[Saved data entries]

........

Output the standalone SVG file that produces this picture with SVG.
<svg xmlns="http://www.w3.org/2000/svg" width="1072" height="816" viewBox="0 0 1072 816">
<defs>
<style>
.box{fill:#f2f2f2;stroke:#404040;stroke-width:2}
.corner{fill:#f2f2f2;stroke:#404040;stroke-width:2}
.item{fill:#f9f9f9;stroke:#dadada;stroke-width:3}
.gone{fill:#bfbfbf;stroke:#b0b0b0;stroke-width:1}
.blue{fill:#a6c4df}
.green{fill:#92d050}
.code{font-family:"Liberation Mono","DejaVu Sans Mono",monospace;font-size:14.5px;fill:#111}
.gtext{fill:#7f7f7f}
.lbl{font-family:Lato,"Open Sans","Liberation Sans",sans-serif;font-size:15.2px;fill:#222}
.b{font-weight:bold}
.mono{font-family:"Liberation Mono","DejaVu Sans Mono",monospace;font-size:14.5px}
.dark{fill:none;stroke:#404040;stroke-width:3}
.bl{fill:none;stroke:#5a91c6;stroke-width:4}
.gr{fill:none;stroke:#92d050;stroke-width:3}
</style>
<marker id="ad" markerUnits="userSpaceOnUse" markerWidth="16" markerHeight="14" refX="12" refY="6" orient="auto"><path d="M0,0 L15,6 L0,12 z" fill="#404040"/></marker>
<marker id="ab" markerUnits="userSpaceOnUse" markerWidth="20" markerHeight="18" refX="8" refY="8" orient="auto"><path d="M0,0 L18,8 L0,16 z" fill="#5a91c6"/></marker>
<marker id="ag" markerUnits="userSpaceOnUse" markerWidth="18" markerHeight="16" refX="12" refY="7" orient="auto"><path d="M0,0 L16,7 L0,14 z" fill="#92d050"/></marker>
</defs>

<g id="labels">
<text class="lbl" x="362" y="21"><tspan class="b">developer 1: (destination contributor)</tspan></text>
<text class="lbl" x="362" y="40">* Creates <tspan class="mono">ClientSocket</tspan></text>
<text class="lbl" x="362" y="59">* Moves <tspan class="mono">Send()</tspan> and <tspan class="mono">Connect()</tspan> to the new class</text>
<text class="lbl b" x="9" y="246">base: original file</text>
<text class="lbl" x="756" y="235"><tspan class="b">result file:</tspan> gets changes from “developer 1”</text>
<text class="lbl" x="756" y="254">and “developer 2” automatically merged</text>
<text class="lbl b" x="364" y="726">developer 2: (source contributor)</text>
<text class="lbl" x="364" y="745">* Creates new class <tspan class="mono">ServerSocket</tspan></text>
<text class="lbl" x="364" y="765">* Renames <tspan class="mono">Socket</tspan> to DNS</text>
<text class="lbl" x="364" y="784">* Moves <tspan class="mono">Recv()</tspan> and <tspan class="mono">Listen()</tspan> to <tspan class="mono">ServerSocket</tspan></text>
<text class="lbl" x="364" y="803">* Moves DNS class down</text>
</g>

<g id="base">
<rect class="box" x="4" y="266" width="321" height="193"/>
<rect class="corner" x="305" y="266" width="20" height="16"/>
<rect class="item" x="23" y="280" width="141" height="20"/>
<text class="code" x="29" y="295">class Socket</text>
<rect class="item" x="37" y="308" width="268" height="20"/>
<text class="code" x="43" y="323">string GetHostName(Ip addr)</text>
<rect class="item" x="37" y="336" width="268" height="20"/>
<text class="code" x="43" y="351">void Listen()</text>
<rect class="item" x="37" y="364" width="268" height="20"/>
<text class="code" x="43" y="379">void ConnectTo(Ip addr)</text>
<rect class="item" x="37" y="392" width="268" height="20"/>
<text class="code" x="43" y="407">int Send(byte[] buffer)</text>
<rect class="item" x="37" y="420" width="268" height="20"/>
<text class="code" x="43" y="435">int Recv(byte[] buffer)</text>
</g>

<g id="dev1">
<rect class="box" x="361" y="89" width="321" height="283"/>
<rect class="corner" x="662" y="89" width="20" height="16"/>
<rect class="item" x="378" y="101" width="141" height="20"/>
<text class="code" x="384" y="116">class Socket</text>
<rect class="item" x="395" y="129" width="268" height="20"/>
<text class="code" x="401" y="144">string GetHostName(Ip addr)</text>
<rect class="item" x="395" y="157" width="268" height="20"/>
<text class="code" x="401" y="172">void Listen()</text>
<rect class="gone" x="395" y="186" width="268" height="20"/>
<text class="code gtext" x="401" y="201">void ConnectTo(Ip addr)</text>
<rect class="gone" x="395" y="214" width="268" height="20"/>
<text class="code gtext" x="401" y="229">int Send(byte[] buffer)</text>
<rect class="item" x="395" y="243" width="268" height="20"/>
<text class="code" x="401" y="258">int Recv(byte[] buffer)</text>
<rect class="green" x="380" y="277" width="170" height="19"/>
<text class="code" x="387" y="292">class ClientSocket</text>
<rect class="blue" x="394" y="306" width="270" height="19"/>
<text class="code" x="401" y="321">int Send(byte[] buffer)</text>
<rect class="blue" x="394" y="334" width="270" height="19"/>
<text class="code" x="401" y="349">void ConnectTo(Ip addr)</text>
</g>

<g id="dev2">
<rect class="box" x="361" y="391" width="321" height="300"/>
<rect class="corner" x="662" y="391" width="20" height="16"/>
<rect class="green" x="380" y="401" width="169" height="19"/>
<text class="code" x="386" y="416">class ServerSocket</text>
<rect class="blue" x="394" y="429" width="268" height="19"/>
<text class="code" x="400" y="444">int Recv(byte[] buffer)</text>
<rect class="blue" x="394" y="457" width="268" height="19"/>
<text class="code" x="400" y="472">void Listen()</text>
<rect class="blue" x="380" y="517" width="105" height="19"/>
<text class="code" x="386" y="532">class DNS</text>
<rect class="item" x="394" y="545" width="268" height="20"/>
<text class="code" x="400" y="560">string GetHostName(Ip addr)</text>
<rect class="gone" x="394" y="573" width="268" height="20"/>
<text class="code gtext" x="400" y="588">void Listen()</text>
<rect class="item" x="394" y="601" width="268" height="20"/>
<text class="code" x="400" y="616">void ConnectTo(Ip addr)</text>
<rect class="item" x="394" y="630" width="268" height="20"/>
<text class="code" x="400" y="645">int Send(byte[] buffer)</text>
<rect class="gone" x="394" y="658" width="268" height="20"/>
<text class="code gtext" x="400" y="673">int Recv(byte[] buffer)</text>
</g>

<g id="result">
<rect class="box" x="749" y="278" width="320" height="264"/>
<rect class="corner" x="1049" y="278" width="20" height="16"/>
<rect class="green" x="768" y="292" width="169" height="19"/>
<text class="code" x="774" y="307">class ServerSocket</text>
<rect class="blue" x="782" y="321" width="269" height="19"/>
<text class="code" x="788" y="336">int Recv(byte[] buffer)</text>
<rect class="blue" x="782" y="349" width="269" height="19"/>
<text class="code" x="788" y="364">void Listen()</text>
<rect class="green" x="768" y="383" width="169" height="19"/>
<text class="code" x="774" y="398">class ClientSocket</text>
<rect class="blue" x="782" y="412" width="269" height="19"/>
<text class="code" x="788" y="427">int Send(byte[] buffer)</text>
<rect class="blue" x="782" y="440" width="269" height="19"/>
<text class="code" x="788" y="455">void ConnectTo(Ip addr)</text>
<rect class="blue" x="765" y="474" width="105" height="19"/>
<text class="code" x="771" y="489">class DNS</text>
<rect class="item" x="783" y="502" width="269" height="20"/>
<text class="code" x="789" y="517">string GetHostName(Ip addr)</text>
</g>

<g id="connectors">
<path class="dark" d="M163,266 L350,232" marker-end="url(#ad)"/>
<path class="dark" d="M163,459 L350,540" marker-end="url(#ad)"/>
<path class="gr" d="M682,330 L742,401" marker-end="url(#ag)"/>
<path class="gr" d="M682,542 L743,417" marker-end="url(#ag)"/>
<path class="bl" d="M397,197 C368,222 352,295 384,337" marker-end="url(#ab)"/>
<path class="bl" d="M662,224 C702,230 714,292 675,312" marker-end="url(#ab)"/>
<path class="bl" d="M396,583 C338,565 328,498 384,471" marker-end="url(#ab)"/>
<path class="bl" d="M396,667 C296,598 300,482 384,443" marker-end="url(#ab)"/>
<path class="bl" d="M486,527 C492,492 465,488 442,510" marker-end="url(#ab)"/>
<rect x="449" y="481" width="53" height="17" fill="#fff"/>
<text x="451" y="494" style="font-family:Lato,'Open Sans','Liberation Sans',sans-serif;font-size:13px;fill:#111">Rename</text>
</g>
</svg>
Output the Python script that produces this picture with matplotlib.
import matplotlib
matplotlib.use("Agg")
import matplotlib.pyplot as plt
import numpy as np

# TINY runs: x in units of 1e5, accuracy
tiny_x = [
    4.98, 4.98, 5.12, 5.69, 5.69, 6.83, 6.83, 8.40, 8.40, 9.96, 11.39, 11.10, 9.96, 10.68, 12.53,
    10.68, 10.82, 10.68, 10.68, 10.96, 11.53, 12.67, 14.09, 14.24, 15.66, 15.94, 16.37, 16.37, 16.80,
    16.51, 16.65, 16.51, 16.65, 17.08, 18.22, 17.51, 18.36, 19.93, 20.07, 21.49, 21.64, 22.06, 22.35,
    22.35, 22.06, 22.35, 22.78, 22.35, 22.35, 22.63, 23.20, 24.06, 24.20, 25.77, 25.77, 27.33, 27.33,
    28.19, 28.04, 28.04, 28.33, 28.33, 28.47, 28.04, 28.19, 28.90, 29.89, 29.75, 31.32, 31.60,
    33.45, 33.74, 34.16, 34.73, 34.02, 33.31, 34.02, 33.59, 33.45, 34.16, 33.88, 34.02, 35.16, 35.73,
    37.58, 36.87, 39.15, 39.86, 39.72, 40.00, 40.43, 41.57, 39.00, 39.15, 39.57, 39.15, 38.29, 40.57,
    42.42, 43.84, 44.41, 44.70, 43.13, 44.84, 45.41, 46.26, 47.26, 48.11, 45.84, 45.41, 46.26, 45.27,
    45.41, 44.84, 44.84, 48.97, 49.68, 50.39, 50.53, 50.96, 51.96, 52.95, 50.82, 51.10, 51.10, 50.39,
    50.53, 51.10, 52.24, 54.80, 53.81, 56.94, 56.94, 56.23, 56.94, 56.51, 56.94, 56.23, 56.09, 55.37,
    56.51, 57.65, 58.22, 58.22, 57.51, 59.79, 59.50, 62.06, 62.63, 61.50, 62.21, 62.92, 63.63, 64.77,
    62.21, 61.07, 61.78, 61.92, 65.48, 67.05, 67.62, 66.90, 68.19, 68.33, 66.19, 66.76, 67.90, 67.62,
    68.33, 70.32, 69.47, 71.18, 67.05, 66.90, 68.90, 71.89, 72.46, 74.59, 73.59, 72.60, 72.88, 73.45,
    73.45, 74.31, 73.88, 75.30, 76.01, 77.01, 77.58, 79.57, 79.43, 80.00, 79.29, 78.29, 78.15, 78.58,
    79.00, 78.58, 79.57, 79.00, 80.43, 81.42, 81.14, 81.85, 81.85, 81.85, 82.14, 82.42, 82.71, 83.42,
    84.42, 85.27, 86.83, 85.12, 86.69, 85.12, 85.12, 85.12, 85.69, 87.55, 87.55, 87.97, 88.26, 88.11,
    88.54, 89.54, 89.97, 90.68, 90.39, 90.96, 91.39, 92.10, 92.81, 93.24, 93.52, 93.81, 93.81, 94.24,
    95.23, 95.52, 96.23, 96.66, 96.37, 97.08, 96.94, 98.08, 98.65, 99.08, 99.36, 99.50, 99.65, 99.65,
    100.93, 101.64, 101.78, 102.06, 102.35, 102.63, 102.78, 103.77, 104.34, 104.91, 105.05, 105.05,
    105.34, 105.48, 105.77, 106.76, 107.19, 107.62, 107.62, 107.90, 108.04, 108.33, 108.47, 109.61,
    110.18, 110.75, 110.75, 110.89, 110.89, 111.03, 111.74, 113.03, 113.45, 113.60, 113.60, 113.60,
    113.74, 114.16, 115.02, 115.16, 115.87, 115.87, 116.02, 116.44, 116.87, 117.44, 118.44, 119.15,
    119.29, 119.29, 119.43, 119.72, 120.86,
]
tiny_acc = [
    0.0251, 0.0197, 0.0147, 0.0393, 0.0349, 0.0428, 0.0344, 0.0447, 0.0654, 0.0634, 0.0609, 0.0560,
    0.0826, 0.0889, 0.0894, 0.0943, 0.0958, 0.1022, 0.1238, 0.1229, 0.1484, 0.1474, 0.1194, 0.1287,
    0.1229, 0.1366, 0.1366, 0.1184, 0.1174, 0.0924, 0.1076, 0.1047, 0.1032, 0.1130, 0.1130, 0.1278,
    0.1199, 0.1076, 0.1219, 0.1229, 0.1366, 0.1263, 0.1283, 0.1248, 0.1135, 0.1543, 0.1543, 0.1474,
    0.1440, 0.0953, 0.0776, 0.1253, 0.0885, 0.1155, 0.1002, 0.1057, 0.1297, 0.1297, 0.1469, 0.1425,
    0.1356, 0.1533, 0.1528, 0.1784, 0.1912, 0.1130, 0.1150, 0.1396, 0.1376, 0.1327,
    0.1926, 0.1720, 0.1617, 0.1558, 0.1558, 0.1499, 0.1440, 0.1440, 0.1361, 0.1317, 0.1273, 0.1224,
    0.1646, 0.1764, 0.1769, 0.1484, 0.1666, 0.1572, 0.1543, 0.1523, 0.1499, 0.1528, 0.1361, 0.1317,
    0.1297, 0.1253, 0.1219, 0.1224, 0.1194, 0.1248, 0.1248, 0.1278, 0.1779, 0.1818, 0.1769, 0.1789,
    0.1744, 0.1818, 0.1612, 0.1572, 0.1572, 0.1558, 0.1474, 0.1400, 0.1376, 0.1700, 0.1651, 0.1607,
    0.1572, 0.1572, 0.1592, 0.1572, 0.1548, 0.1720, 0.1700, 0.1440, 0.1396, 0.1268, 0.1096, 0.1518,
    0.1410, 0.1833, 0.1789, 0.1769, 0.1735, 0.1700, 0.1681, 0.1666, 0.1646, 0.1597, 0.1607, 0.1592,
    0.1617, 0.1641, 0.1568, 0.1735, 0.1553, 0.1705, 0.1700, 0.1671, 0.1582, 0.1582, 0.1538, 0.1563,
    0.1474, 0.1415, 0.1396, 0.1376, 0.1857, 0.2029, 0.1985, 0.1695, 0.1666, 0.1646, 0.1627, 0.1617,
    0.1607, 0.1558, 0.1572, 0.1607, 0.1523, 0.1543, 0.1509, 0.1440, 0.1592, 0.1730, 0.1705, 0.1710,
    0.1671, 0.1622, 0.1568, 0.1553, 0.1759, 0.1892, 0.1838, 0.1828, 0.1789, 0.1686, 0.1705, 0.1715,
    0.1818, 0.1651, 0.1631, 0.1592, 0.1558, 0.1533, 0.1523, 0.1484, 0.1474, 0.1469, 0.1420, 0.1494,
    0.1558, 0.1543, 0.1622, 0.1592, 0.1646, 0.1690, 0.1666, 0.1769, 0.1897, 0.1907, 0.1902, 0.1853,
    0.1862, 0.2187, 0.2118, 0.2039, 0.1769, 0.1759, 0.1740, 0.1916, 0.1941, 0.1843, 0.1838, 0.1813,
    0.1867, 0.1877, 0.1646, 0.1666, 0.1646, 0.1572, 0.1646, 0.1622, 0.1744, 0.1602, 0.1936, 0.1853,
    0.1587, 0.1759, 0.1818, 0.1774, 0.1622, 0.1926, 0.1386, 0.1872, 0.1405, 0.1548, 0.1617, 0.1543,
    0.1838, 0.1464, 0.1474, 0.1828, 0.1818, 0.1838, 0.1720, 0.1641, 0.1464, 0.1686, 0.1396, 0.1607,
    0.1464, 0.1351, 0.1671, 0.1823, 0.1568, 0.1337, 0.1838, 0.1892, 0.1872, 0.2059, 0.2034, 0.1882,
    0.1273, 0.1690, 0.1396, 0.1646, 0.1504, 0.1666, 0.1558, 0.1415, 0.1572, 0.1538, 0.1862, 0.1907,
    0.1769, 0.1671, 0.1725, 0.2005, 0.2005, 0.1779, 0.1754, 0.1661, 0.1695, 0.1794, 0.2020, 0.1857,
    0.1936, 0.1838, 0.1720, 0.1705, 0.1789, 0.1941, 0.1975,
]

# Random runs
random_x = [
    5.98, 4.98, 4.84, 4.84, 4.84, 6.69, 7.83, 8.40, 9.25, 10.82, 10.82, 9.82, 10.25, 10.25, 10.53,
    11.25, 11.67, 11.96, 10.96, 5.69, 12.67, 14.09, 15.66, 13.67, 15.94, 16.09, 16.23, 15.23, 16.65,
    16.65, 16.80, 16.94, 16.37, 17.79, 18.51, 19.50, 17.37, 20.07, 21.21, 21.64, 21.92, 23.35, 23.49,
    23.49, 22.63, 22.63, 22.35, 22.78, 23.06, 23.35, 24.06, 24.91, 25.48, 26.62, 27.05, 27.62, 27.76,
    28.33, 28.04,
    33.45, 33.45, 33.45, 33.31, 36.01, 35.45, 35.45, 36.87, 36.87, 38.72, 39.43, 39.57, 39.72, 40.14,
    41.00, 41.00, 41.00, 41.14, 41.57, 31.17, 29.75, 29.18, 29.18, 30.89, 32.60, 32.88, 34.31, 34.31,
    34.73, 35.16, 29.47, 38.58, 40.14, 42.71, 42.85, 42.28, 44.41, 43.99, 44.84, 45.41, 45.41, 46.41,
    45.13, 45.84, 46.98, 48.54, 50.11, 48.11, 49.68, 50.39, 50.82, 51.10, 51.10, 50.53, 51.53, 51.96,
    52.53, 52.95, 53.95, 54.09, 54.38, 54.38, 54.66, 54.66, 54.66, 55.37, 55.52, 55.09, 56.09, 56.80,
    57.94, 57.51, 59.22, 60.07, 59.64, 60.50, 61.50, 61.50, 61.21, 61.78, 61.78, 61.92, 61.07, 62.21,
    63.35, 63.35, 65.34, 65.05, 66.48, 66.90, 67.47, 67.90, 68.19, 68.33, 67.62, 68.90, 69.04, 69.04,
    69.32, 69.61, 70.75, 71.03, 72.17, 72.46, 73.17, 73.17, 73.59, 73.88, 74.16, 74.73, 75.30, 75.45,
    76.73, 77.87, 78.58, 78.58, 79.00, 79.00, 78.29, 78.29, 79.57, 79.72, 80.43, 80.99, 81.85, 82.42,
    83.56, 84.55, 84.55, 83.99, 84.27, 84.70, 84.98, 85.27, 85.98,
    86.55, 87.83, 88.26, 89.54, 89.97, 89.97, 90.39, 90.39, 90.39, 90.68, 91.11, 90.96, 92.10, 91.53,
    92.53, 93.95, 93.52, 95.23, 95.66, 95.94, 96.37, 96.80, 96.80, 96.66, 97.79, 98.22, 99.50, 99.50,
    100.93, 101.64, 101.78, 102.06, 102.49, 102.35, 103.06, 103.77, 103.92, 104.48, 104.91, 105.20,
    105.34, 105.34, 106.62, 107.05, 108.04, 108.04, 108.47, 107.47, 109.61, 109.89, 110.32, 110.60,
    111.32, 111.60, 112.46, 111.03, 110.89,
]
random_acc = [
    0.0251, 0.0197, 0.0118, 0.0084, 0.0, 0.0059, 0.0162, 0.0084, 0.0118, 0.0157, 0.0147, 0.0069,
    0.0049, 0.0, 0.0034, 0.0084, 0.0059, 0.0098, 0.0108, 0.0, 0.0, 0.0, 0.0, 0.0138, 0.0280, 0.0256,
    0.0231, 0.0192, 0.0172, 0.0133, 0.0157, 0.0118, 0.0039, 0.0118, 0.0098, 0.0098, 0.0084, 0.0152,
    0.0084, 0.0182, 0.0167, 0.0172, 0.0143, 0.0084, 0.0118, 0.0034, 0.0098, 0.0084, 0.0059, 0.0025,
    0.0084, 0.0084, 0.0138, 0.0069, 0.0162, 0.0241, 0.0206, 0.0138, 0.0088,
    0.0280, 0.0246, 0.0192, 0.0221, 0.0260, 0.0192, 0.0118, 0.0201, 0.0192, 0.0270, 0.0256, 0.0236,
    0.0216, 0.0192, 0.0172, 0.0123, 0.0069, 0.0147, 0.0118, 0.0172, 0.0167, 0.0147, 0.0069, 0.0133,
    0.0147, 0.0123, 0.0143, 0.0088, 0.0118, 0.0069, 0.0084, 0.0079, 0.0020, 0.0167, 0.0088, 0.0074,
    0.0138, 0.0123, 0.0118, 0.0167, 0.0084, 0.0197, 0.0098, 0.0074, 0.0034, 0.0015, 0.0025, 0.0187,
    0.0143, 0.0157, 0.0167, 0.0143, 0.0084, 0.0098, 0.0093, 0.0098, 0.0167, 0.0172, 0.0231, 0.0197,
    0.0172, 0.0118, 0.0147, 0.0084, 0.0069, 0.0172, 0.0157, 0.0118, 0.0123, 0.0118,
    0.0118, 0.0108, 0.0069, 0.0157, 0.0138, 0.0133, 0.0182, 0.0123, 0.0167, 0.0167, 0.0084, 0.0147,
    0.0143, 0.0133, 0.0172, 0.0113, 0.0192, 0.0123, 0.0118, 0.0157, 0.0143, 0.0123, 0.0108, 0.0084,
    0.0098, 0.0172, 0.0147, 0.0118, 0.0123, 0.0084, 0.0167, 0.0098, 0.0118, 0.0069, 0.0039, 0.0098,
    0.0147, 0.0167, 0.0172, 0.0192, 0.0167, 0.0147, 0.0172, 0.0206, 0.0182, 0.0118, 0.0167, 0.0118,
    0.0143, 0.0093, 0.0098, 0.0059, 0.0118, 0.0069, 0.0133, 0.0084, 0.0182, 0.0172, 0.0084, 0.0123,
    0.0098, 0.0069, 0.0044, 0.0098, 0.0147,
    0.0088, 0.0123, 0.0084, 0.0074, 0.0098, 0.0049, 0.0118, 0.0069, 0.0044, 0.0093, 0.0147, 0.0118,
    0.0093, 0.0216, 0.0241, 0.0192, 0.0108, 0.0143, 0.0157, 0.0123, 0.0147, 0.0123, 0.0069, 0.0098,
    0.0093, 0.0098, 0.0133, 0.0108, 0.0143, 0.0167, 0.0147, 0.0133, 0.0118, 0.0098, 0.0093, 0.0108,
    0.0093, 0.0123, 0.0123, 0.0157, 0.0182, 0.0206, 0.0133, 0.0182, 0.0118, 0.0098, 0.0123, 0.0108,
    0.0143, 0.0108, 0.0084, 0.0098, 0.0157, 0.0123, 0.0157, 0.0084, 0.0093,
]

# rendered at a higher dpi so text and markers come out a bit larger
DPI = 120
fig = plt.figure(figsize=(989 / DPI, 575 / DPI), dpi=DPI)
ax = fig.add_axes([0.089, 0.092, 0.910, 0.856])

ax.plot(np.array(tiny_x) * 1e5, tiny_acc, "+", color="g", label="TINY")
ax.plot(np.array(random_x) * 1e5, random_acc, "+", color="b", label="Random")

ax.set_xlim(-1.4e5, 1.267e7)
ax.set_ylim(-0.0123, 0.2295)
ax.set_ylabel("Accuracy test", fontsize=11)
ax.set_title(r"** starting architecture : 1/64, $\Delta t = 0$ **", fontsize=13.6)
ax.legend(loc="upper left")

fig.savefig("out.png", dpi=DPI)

........

* **PROBLEM DETAILS**
Produce only the lines from the line containing "Output the Python" through the line containing "import numpy as np", inclusive of both, exactly as they stand in the entries above.

* **EXPECTED ANSWER**
Output the Python script that produces this picture with matplotlib.
import matplotlib
matplotlib.use("Agg")
import matplotlib.pyplot as plt
import numpy as np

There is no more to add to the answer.